L’esercito inviato dal governo di Aung San Suu-Kyi, premio Nobel per la pace che guida la Birmania dopo aver subito vent’anni di esilio interno, ha reagito con estrema durezza alla feroce rivolta scoppiata venerdì scorso, dopo la preghiera in moschea, nella provincia nord-occidentale di Rakhine. I Rohingya sono immigrati musulmani che, in origine, vivevano in Bangladesh e che, in seguito, si sono spostati in Birmania durante il periodo del dominio britannico.
Le milizie islamiche Rohingya avevano attaccato posti di polizia e una caserma dell’esercito con un migliaio di miliziani armati di fucili automatici e machete, uccidendo 72 persone.
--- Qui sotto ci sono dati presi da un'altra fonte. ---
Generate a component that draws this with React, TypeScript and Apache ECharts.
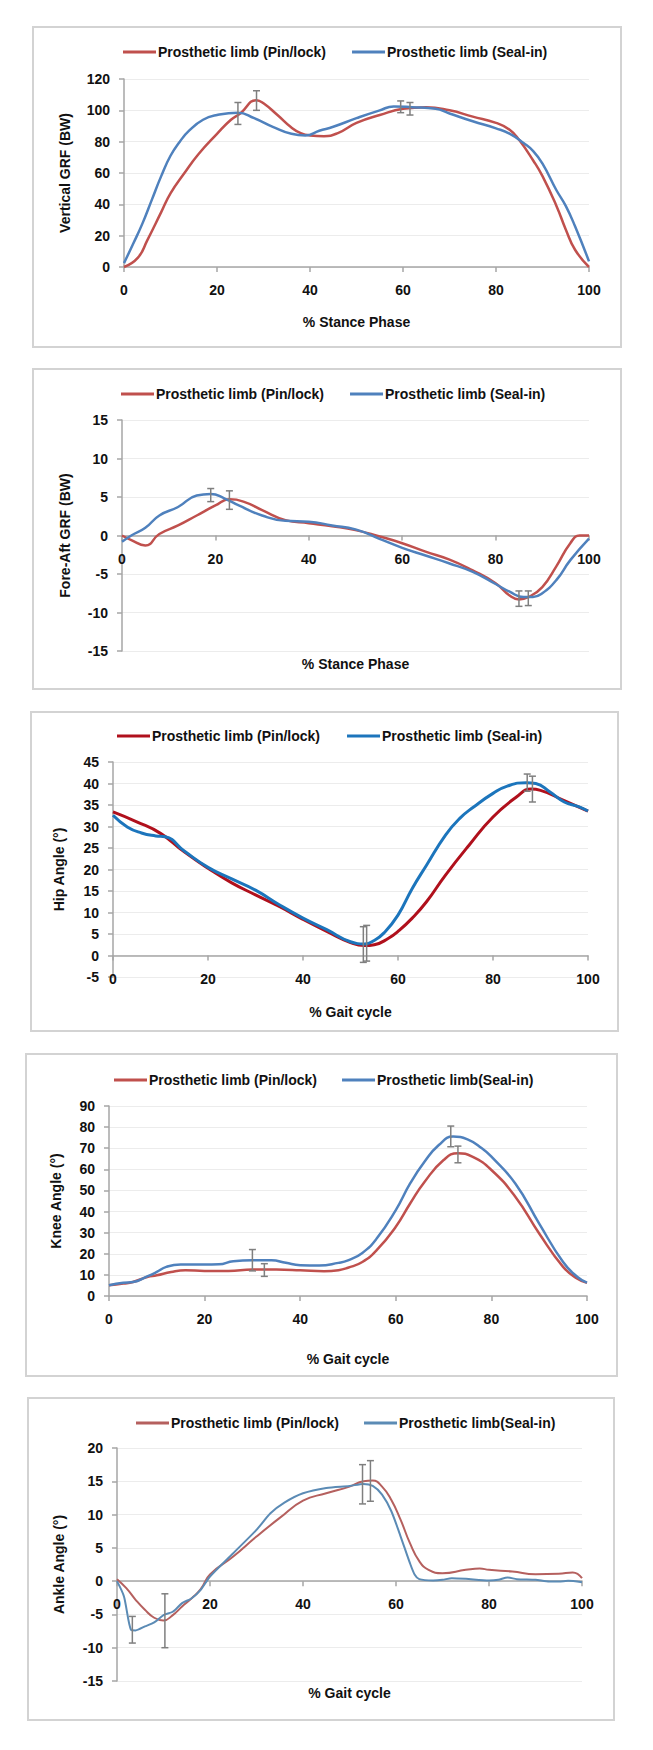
import React, { useEffect, useRef } from "react";
import * as echarts from "echarts";

const FONT = "'Liberation Sans', Arial, Helvetica, sans-serif";

// ---------- Panel 1: Vertical GRF ----------
const vgrfPinX = [0, 3, 5, 8, 10, 13, 16, 20, 23, 25, 28.5, 30, 33, 36, 38, 40, 43, 46, 50, 55, 60, 65, 70, 75, 80, 83, 85, 88, 90, 93, 95, 97, 100];
const vgrfPinY = [0, 6, 17, 35, 47, 60, 72, 85, 94, 98, 106.5, 104.5, 97, 89, 85.5, 84, 83.5, 85.5, 92, 97, 101, 102, 100, 96, 92, 87.5, 81, 68, 58, 39, 24, 11, 0];
const vgrfSealX = [0, 2, 4, 6, 8, 10, 12, 14, 17, 20, 24.5, 28, 32, 36, 39, 42, 45, 50, 55, 58, 62, 67, 70, 75, 80, 83, 86, 88, 90, 93, 95, 97, 100];
const vgrfSealY = [2.5, 15, 28, 43, 58, 71, 80, 87, 94, 97, 98.5, 95, 89.5, 85, 84, 87, 89.5, 95, 100, 102.5, 102, 101, 98, 93, 88.5, 85, 79, 74, 66, 49, 39, 26, 3.6];
const vgrfErr = [[28.5, 100, 112.5], [24.5, 91, 105], [59.5, 98.5, 106], [61.5, 97, 105]];

// ---------- Panel 2: Fore-Aft GRF ----------
const faPinX = [0, 2, 5, 8, 12, 16, 20, 23, 26, 30, 35, 40, 45, 50, 55, 60, 65, 70, 75, 80, 83, 85, 87, 90, 93, 96, 98, 100];
const faPinY = [0, -0.6, -1.3, 0.2, 1.3, 2.6, 3.9, 4.7, 4.4, 3.3, 2.0, 1.6, 1.2, 0.7, -0.1, -1.0, -2.1, -3.1, -4.5, -6.2, -7.8, -8.3, -8.0, -6.7, -4.0, -1.0, 0, 0];
const faSealX = [0, 2, 5, 8, 12, 16, 19, 22, 25, 30, 35, 40, 45, 50, 55, 60, 65, 70, 75, 80, 83, 86, 88, 90, 93, 96, 100];
const faSealY = [-0.8, 0, 1.0, 2.6, 3.7, 5.2, 5.4, 4.8, 3.9, 2.6, 1.9, 1.8, 1.3, 0.8, -0.4, -1.6, -2.6, -3.6, -4.7, -6.3, -7.3, -8.0, -8.0, -7.5, -5.8, -3.2, -0.4];
const faErr = [[19, 4.4, 6.1], [23, 3.4, 5.8], [85, -9.2, -7.2], [87, -9.1, -7.2]];

// ---------- Panel 3: Hip angle ----------
const hipPinX = [0, 5, 10, 15, 20, 25, 30, 35, 40, 45, 50, 53, 55, 58, 60, 63, 66, 70, 75, 80, 85, 88, 90, 95, 100];
const hipPinY = [33.4, 31.1, 28.4, 24.1, 20.3, 16.9, 14.1, 11.4, 8.4, 5.6, 3.0, 2.3, 2.5, 4.0, 5.6, 8.7, 12.5, 18.7, 25.7, 32.2, 36.9, 38.7, 38.4, 36, 33.6];
const hipSealX = [0, 3, 6, 9, 11, 15, 20, 25, 30, 35, 40, 45, 50, 53, 55, 57, 60, 63, 66, 70, 73, 76, 80, 83, 87, 89, 92, 95, 98, 100];
const hipSealY = [32.6, 29.9, 28.5, 27.8, 27.6, 24.3, 20.5, 17.8, 15.2, 11.8, 8.7, 6.0, 3.2, 2.7, 3.5, 5.2, 9.4, 15.6, 21, 28, 31.9, 34.6, 37.7, 39.4, 40.2, 40, 38, 35.7, 34.6, 33.6];
const hipErr = [[52.7, -1.6, 6.7], [53.4, -1.3, 7.0], [87.2, 38.2, 42.2], [88.3, 35.7, 41.7]];

// ---------- Panel 4: Knee angle ----------
const kneePinX = [0, 3, 5, 8, 10, 13, 16, 20, 25, 30, 35, 40, 45, 48, 50, 53, 56, 60, 63, 66, 70, 73, 76, 80, 85, 90, 95, 98, 100];
const kneePinY = [5.1, 5.9, 6.6, 9, 9.8, 11.4, 12.2, 11.9, 11.9, 12.5, 12.5, 12.2, 11.7, 12.2, 13.4, 16.1, 21.7, 32.8, 43.8, 54, 64.4, 67.6, 66, 59.7, 47, 29.6, 13.8, 8.2, 6.2];
const kneeSealX = [0, 3, 5, 8, 10, 12, 15, 20, 23, 26, 30, 34, 37, 40, 44, 48, 50, 53, 56, 60, 63, 66, 69, 72, 75, 78, 80, 85, 90, 95, 98, 100];
const kneeSealY = [5.1, 6.3, 6.6, 9.3, 11.4, 13.8, 14.9, 14.9, 15, 16.5, 16.9, 16.9, 15.7, 14.6, 14.4, 15.7, 16.9, 20.4, 27.2, 40.7, 53.3, 63.6, 71.5, 75.5, 74.2, 70, 66, 53.3, 34.3, 16.1, 9, 6.3];
const kneeErr = [[30, 11.9, 22], [32.5, 9.3, 15.3], [71.5, 70.7, 80.5], [73, 63.1, 71]];

// ---------- Panel 5: Ankle angle ----------
const anklePinX = [0, 2, 4, 6, 8, 10, 12, 14, 16, 18, 20, 25, 30, 35, 40, 45, 50, 53, 55, 57, 59, 61, 63, 65, 67, 70, 75, 78, 80, 85, 90, 95, 98, 100];
const anklePinY = [0.3, -1.05, -2.8, -4.3, -5.5, -5.9, -5.1, -3.8, -2.6, -1.2, 1.0, 3.7, 6.7, 9.5, 12.1, 13.2, 14.2, 15, 15.1, 14.2, 12.2, 9.2, 5.7, 3.0, 1.7, 1.2, 1.7, 1.9, 1.7, 1.45, 1.05, 1.1, 1.3, 0.45];
const ankleSealX = [0, 1.5, 3, 4, 6, 8, 10, 12, 14, 16, 18, 20, 25, 30, 33, 36, 40, 45, 50, 53, 55, 57, 59, 61, 63, 64, 65, 68, 70, 72, 75, 80, 82, 84, 86, 90, 93, 95, 97, 100];
const ankleSealY = [0, -2.3, -7.3, -7.4, -6.8, -6.2, -5.1, -4.6, -3.3, -2.6, -1.3, 0.7, 4.2, 7.7, 10.2, 11.8, 13.2, 14, 14.3, 14.6, 14.3, 13, 10.5, 6.7, 2.7, 1, 0.3, 0.1, 0.2, 0.45, 0.35, 0.1, 0.2, 0.55, 0.3, 0.2, -0.05, -0.05, 0.05, -0.15];
const ankleErr = [[3.3, -9.3, -5.3], [10.3, -10, -1.9], [52.8, 11.6, 17.5], [54.5, 12, 18.1]];

const xTicks = { min: 0, max: 100, interval: 20 };

const zip = (xs: number[], ys: number[]) => xs.map((x, i) => [x, ys[i]]);

type Panel = {
  box: [number, number, number, number];
  grid: { left: number; right: number; top: number; bottom: number };
  y: [number, number, number];
  yName: string;
  xName: string;
  yGap: number;
  xGap: number;
  legendLeft: number;
  legendTop: number;
  legendGap: number;
  names: [string, string];
  colors: [string, string];
  width: number;
  pin: number[][];
  seal: number[][];
  err: number[][];
  smoothSeal: number;
};

const PANELS: Panel[] = [
  {
    box: [32, 26, 590, 322], grid: { left: 92, right: 33, top: 53, bottom: 81 },
    y: [0, 120, 20], yName: "Vertical GRF (BW)", xName: "% Stance Phase", yGap: 52, xGap: 48,
    legendLeft: 86, legendTop: 14, legendGap: 26,
    names: ["Prosthetic limb (Pin/lock)", "Prosthetic limb (Seal-in)"],
    colors: ["#C0504D", "#4F81BD"], width: 2.5,
    pin: zip(vgrfPinX, vgrfPinY), seal: zip(vgrfSealX, vgrfSealY), err: vgrfErr, smoothSeal: 0.5,
  },
  {
    box: [32, 368, 590, 322], grid: { left: 90, right: 33, top: 52, bottom: 39 },
    y: [-15, 15, 5], yName: "Fore-Aft GRF (BW)", xName: "% Stance Phase", yGap: 50, xGap: 121,
    legendLeft: 84, legendTop: 14, legendGap: 26,
    names: ["Prosthetic limb (Pin/lock)", "Prosthetic limb (Seal-in)"],
    colors: ["#C0504D", "#4F81BD"], width: 2.5,
    pin: zip(faPinX, faPinY), seal: zip(faSealX, faSealY), err: faErr, smoothSeal: 0.5,
  },
  {
    box: [30, 711, 589, 321], grid: { left: 83, right: 31, top: 51, bottom: 55 },
    y: [-5, 45, 5], yName: "Hip Angle (°)", xName: "% Gait cycle", yGap: 47, xGap: 49,
    legendLeft: 82, legendTop: 13, legendGap: 27,
    names: ["Prosthetic limb (Pin/lock)", "Prosthetic limb (Seal-in)"],
    colors: ["#B0101C", "#1C75BC"], width: 3,
    pin: zip(hipPinX, hipPinY), seal: zip(hipSealX, hipSealY), err: hipErr, smoothSeal: 0.5,
  },
  {
    box: [25, 1053, 593, 324], grid: { left: 84, right: 31, top: 53, bottom: 81 },
    y: [0, 90, 10], yName: "Knee Angle (°)", xName: "% Gait cycle", yGap: 46, xGap: 56,
    legendLeft: 84, legendTop: 15, legendGap: 25,
    names: ["Prosthetic limb (Pin/lock)", "Prosthetic limb(Seal-in)"],
    colors: ["#C0504D", "#4F81BD"], width: 2.5,
    pin: zip(kneePinX, kneePinY), seal: zip(kneeSealX, kneeSealY), err: kneeErr, smoothSeal: 0.5,
  },
  {
    box: [27, 1397, 588, 324], grid: { left: 90, right: 33, top: 51, bottom: 40 },
    y: [-15, 20, 5], yName: "Ankle Angle (°)", xName: "% Gait cycle", yGap: 51, xGap: 105,
    legendLeft: 104, legendTop: 14, legendGap: 25,
    names: ["Prosthetic limb (Pin/lock)", "Prosthetic limb(Seal-in)"],
    colors: ["#B5605E", "#5B8BB5"], width: 2,
    pin: zip(anklePinX, anklePinY), seal: zip(ankleSealX, ankleSealY), err: ankleErr, smoothSeal: 0.25,
  },
];

const AXIS_COLOR = "#A6A6A6";
const TEXT_COLOR = "#111111";

function buildOption(p: Panel) {
  const txt = { fontFamily: FONT, fontWeight: "bold" as const, fontSize: 14, color: TEXT_COLOR };
  // place the x axis (line, ticks, labels, name) on the y = 0 line
  const plotH = p.box[3] - p.grid.top - p.grid.bottom;
  const zeroFromBottom = p.y[0] < 0 ? ((0 - p.y[0]) / (p.y[1] - p.y[0])) * plotH : 0;
  return {
    animation: false,
    backgroundColor: "transparent",
    legend: {
      left: p.legendLeft,
      top: p.legendTop,
      icon: "rect",
      itemWidth: 33,
      itemHeight: 3,
      itemGap: p.legendGap,
      data: [p.names[0], p.names[1]],
      textStyle: { ...txt, padding: [0, 0, 0, -3] },
    },
    grid: { ...p.grid, containLabel: false, outerBoundsMode: "none" },
    xAxis: {
      type: "value",
      ...xTicks,
      position: "bottom",
      offset: -zeroFromBottom,
      name: p.xName,
      nameLocation: "middle",
      nameGap: p.xGap,
      nameTextStyle: txt,
      axisLine: { show: true, onZero: false, lineStyle: { color: AXIS_COLOR, width: 1.5 } },
      axisTick: { show: true, length: 5, lineStyle: { color: AXIS_COLOR, width: 1.5 } },
      axisLabel: { ...txt, margin: 16 },
      splitLine: { show: false },
    },
    yAxis: {
      type: "value",
      min: p.y[0],
      max: p.y[1],
      interval: p.y[2],
      name: p.yName,
      nameLocation: "middle",
      nameGap: p.yGap,
      nameTextStyle: txt,
      axisLine: { show: true, onZero: false, lineStyle: { color: AXIS_COLOR, width: 1.5 } },
      axisTick: { show: true, length: 5, lineStyle: { color: AXIS_COLOR, width: 1.5 } },
      axisLabel: { ...txt, margin: 14 },
      splitLine: { show: true, lineStyle: { color: "#ECECEC", width: 1 } },
    },
    series: [
      {
        name: p.names[0],
        type: "line",
        data: p.pin,
        smooth: 0.5,
        showSymbol: false,
        symbol: "none",
        color: p.colors[0],
        lineStyle: { color: p.colors[0], width: p.width },
        z: 3,
      },
      {
        name: p.names[1],
        type: "line",
        data: p.seal,
        smooth: p.smoothSeal,
        showSymbol: false,
        symbol: "none",
        color: p.colors[1],
        lineStyle: { color: p.colors[1], width: p.width },
        z: 4,
      },
      {
        type: "custom",
        name: "err",
        data: p.err,
        encode: { x: 0, y: [1, 2] },
        z: 6,
        renderItem: (_params: any, api: any) => {
          const x = api.value(0);
          const lo = api.value(1);
          const hi = api.value(2);
          const a = api.coord([x, hi]);
          const b = api.coord([x, lo]);
          const w = 3.5;
          const style = { stroke: "#7F7F7F", lineWidth: 1.5 };
          return {
            type: "group",
            children: [
              { type: "line", shape: { x1: a[0], y1: a[1], x2: b[0], y2: b[1] }, style },
              { type: "line", shape: { x1: a[0] - w, y1: a[1], x2: a[0] + w, y2: a[1] }, style },
              { type: "line", shape: { x1: b[0] - w, y1: b[1], x2: b[0] + w, y2: b[1] }, style },
            ],
          };
        },
      },
    ],
  };
}

function ChartPanel({ p }: { p: Panel }) {
  const ref = useRef<HTMLDivElement>(null);
  useEffect(() => {
    if (!ref.current) return;
    const chart = echarts.init(ref.current, undefined, { renderer: "svg" });
    chart.setOption(buildOption(p) as any);
    return () => chart.dispose();
  }, [p]);
  const [l, t, w, h] = p.box;
  return (
    <>
      <div
        style={{
          position: "absolute",
          left: l,
          top: t,
          width: w,
          height: h,
          boxSizing: "border-box",
          border: "2px solid #D3D3D3",
          background: "#fff",
        }}
      />
      <div ref={ref} style={{ position: "absolute", left: l, top: t, width: w, height: h }} />
    </>
  );
}

export default function App() {
  return (
    <div
      style={{
        position: "absolute",
        left: 0,
        top: 0,
        width: 653,
        height: 1750,
        background: "#ffffff",
        overflow: "hidden",
      }}
    >
      {PANELS.map((p, i) => (
        <ChartPanel key={i} p={p} />
      ))}
    </div>
  );
}
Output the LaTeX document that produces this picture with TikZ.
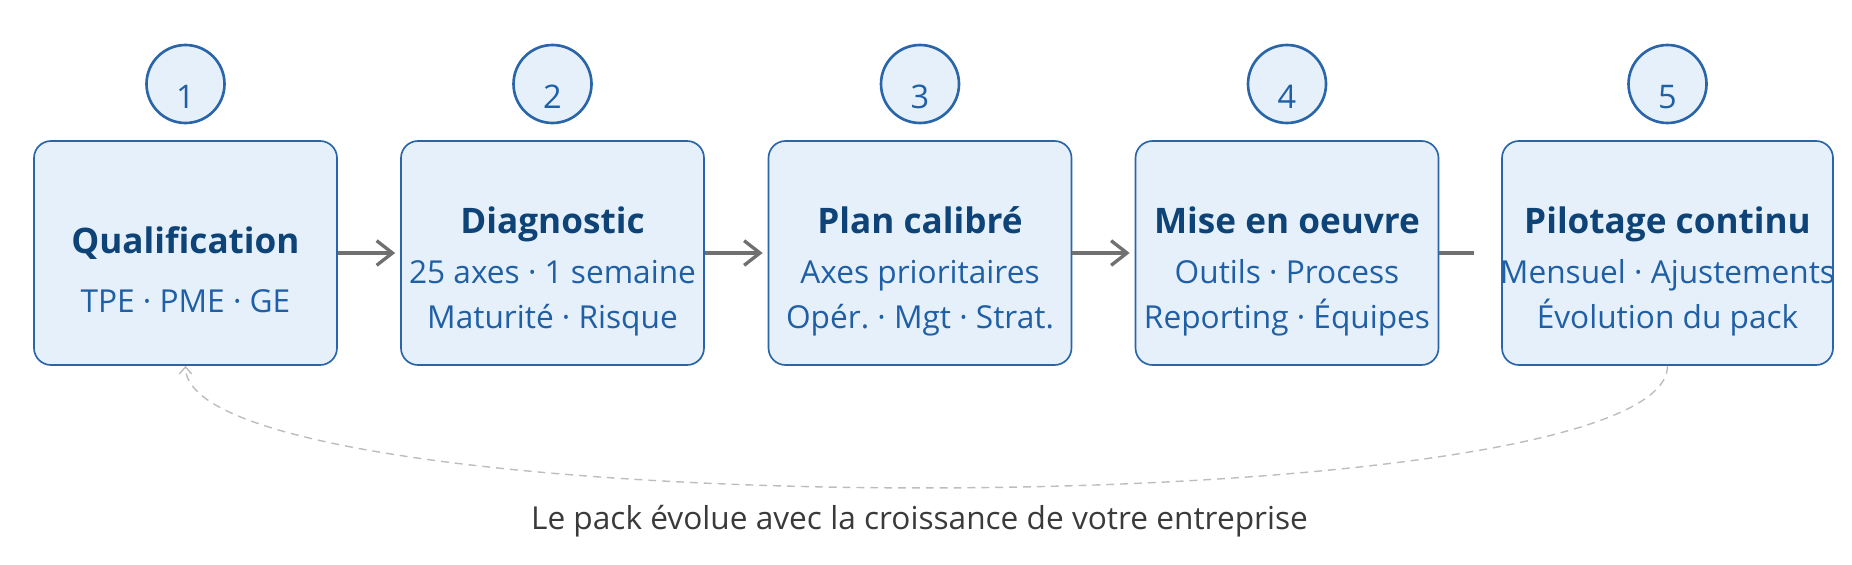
\documentclass[tikz,border=0pt]{standalone}
\usepackage{fontspec}
\setmainfont{Open Sans}
\usepackage{xcolor}
\usetikzlibrary{arrows.meta}
\definecolor{boxfill}{HTML}{E6F0FA}
\definecolor{boxline}{HTML}{2A65AA}
\definecolor{titleblue}{HTML}{0E4378}
\definecolor{subblue}{HTML}{1F5FA6}
\definecolor{flowgray}{HTML}{707070}
\definecolor{loopgray}{HTML}{BDBDBD}
\definecolor{notegray}{HTML}{3A3A3A}
\frenchspacing

\begin{document}
\begin{tikzpicture}[
	stepbox/.style={draw=boxline, fill=boxfill, line width=0.95pt, rounded corners=0.34cm, minimum width=6.06cm, minimum height=4.48cm, inner sep=0pt},
	stepnum/.style={circle, draw=boxline, fill=boxfill, line width=1.5pt, minimum size=1.56cm, inner sep=0pt, text=subblue, font=\fontsize{18.5}{20}\selectfont, text height=27.6pt, text depth=0pt},
	steptitle/.style={anchor=base, text=titleblue, font=\fontsize{20}{24}\selectfont\bfseries},
	stepsub/.style={anchor=base, align=center, text=subblue, font=\fontsize{18}{25.6}\selectfont},
	flow/.style={draw=flowgray, line width=1.9pt, -{Straight Barb[length=9pt,width=14pt]}, shorten >=0.1cm},
	loopback/.style={draw=loopgray, line width=0.8pt, dash pattern=on 4.5pt off 3.4pt, -{Straight Barb[length=4pt,width=7pt]}}
	]
		\useasboundingbox (0,0) rectangle (37.04,11.28);
		\node[stepbox] (b1) at (3.71,6.22) {};
		\node[stepbox] (b2) at (11.05,6.22) {};
		\node[stepbox] (b3) at (18.40,6.22) {};
		\node[stepbox] (b4) at (25.74,6.22) {};
		\node[stepbox, minimum width=6.62cm] (b5) at (33.35,6.22) {};
		\node[stepnum] (n1) at (3.71,9.60) {1};
		\node[stepnum] (n2) at (11.05,9.60) {2};
		\node[stepnum] (n3) at (18.40,9.60) {3};
		\node[stepnum] (n4) at (25.74,9.60) {4};
		\node[stepnum] (n5) at (33.35,9.60) {5};
		\node[steptitle] (t1) at (3.71,6.22) {Qualification};
		\node[stepsub] (s1) at (3.71,5.04) {TPE · PME · GE};
		\node[steptitle] (t2) at (11.05,6.60) {Diagnostic};
		\node[stepsub] (s2) at (11.05,4.72) {25 axes · 1 semaine\\Maturité · Risque};
		\node[steptitle] (t3) at (18.40,6.60) {Plan calibré};
		\node[stepsub] (s3) at (18.40,4.72) {Axes prioritaires\\Opér. · Mgt · Strat.};
		\node[steptitle] (t4) at (25.74,6.60) {Mise en oeuvre};
		\node[stepsub] (s4) at (25.74,4.72) {Outils · Process\\Reporting · Équipes};
		\node[steptitle] (t5) at (33.35,6.60) {Pilotage continu};
		\node[stepsub] (s5) at (33.35,4.72) {Mensuel · Ajustements\\Évolution du pack};
		\draw[flow] (b1) -- (b2);
		\draw[flow] (b2) -- (b3);
		\draw[flow] (b3) -- (b4);
		\coordinate (e4) at ([xshift=0.7cm]b4.east);
		\draw[draw=flowgray, line width=1.9pt] (b4.east) -- (e4);
		\draw[loopback] (b5.south) .. controls +(0,-3.25) and +(0,-3.25) .. (b1.south);
		\node[anchor=base, text=notegray, font=\fontsize{18}{22}\selectfont] (note) at (18.39,0.70) {Le pack évolue avec la croissance de votre entreprise};
\end{tikzpicture}
\end{document}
Ieri le forze regolari sono passate al contrattacco e hanno usato anche i mortai per colpire i villaggi della minoranza musulmana, che conta circa un milione di immigrati sui 54 dell’intera Birmania a maggioranza buddista.
Ci sono più musulmani in Italia che in Birmania. Presto assisteremo anche qui a rivolte sanguinose. E, ovviamente, Bergoglio si schiererà con loro.
Ovunque nel mondo ci siano tensioni etniche e religiose, uno dei due contendenti è musulmano. Qualcosa significherà.